No Brasil, o debate sobre a experiência islandesa de democracia direta infelizmente ainda é tímido. Textos como o de João Telésforo Medeiro Filho - que se propõem a amplificar a rica discussão sobre a revolução democrática colocada em prática pelos cidadãos daquela ilha - são exceção (cf. 'A resposta da Islândia à crise “econômica”: a invenção democrática'). A mídia silencia. Não haverá um Globo Repórter sobre a democracia real na Islândia. Não se trata de paranoia inspirada em Noam Chomsky, é fato: há um amplo controle dos conglomerados midiáticos no sentido de silenciar discussões que possam induzir comportamentos que provoquem a ruptura da escravidão da dívida. Imagine o efeito da propagação da guinada democrática da Islândia? Quais seriam as implicações de novos calotes? Para que serviriam os políticos se já é possível exercer diretamente as funções legislativas?
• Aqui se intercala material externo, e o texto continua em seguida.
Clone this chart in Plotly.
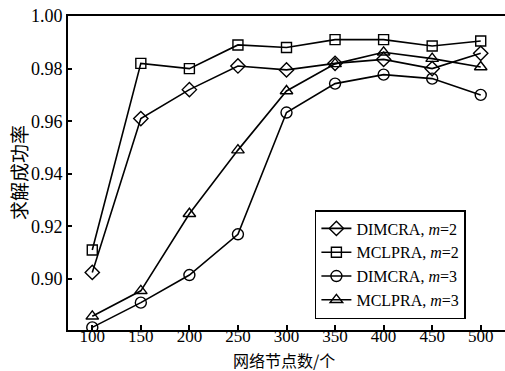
import plotly.graph_objects as go

nodes = [100, 150, 200, 250, 300, 350, 400, 450, 500]
dimcra_m2 = [0.9025, 0.961, 0.972, 0.981, 0.9795, 0.982, 0.9835, 0.980, 0.9858]
mclpra_m2 = [0.911, 0.982, 0.980, 0.989, 0.988, 0.991, 0.991, 0.9886, 0.9905]
dimcra_m3 = [0.8816, 0.891, 0.9015, 0.917, 0.9633, 0.9743, 0.9777, 0.9762, 0.970]
mclpra_m3 = [0.8858, 0.8955, 0.9248, 0.949, 0.9715, 0.9818, 0.9862, 0.9838, 0.9806]
y_ticks = [0.90, 0.92, 0.94, 0.96, 0.98, 1.00]

series = [
    ("DIMCRA, <i>m</i>=2", dimcra_m2, "diamond-open", 11),
    ("MCLPRA, <i>m</i>=2", mclpra_m2, "square-open", 10),
    ("DIMCRA, <i>m</i>=3", dimcra_m3, "circle-open", 11),
    ("MCLPRA, <i>m</i>=3", mclpra_m3, "triangle-up-open", 11),
]

fig = go.Figure()
for name, ys, sym, sz in series:
    fig.add_trace(go.Scatter(
        x=nodes, y=ys, name=name, mode="lines+markers",
        line=dict(color="black", width=1.6),
        marker=dict(symbol=sym, size=sz, color="black", line=dict(width=1.4, color="black")),
    ))

font = "Times New Roman, Liberation Serif, DejaVu Serif, serif"
cjk = "Noto Sans CJK SC"

W, H = 505, 371
l, r, t, b = 68, 0, 16, 41
pw, ph = W - l - r, H - t - b

fig.update_layout(
    width=W, height=H,
    margin=dict(l=l, r=r, t=t, b=b, autoexpand=False),
    paper_bgcolor="white", plot_bgcolor="white",
    font=dict(family=font, size=18, color="black"),
    showlegend=True,
    legend=dict(
        x=0.565, y=0.035, xanchor="left", yanchor="bottom",
        bordercolor="black", borderwidth=1.5, bgcolor="white",
        font=dict(family=font, size=16, color="black"),
        tracegroupgap=0, itemwidth=30,
    ),
    xaxis=dict(
        range=[75, 525], tickvals=nodes, ticks="inside", ticklen=5, tickwidth=1.5,
        tickcolor="black", showline=True, linecolor="black", linewidth=2,
        mirror=True, showgrid=False, zeroline=False, ticklabelstandoff=-10,
        tickfont=dict(family=font, size=17),
    ),
    yaxis=dict(
        range=[0.8806, 1.0], tickvals=y_ticks, tickformat=".2f",
        ticks="inside", ticklen=4, tickwidth=1.5, tickcolor="black",
        showline=True, linecolor="black", linewidth=2, showgrid=False, zeroline=False,
        tickfont=dict(family=font, size=18),
    ),
)
fig.add_annotation(text="网络节点数/个", x=(284 - l) / pw, y=(H - b - 360) / ph,
                   xref="paper", yref="paper", xanchor="center", yanchor="middle",
                   showarrow=False, font=dict(family=cjk, size=16))
fig.add_annotation(text="求解成功率", x=(18 - l) / pw, y=(H - b - 173) / ph,
                   xref="paper", yref="paper", xanchor="center", yanchor="middle",
                   textangle=-90, showarrow=False, font=dict(family=cjk, size=19))

fig.write_html("out.html", config={"displayModeBar": False},
               post_script="document.body.style.margin='0';document.body.style.overflow='hidden';")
É óbvio que o caso islandês é dotado de peculiaridades e questões conjunturais que lhe são próprias. A questão não é tão simples a ponto de pensar na mera replicação da ação dos governantes islandeses. Mesmo assim, o episódio de 2011 merece ser discutido com mais profundidade, pois oferece uma alternativa à cruel rendição dos devedores europeus frente às exigências do sistema financeiro pós-crise.
Poucos trabalhos acadêmicos exploraram esta rica experiência política. O trabalho de Paul Blokker, da Universidade de Trento, é um exemplo de como se pode produzir discussões acadêmicas ricas a partir da inovação institucional islandesa. Em um trabalho publicado há duas semanas, intitulado Grassroots Constitutional Politics in Iceland, Blokker reconhece que a história da "revolução constitucional por baixo" da Islândia é claramente um processo único, mas ao mesmo tempo conflitivo, que levanta complexas questões sobre mudança constitucional e inovação. O autor utiliza o termo "grassroots" para designar um modelo de organização política local e espontânea, no qual os membros de uma comunidade criam espaços de deliberação independentemente de "políticos profissionais". Ao invés de uma política de elite, a proposta islandesa é uma horizontalização plena, com plena participação através de seções cívicas de brain-storming e proposição de normas.
A conclusão de Blokker é que mesmo que o texto constitucional seja rejeitado em 2012, o processo de criação da nova constituição foi, por si só, inovador, gerando repercussões em toda a política nacional ("The whole process of Icelandic grassroots constitution-making has been original in its civic-participatory nature and in its explicit rejection of formal political interference"). Não há dúvidas de que o modelo islandês é inédito e proporciona um grau mais aprofundado de democracia e auto-governo.
Com os novos meios de comunicação, a Islândia mostrou o que é um governo de um povo bem informado e dono do próprio destino. Ou ao menos tentou. Em tempos de erosão democrática, essa é uma história que deve ser contada.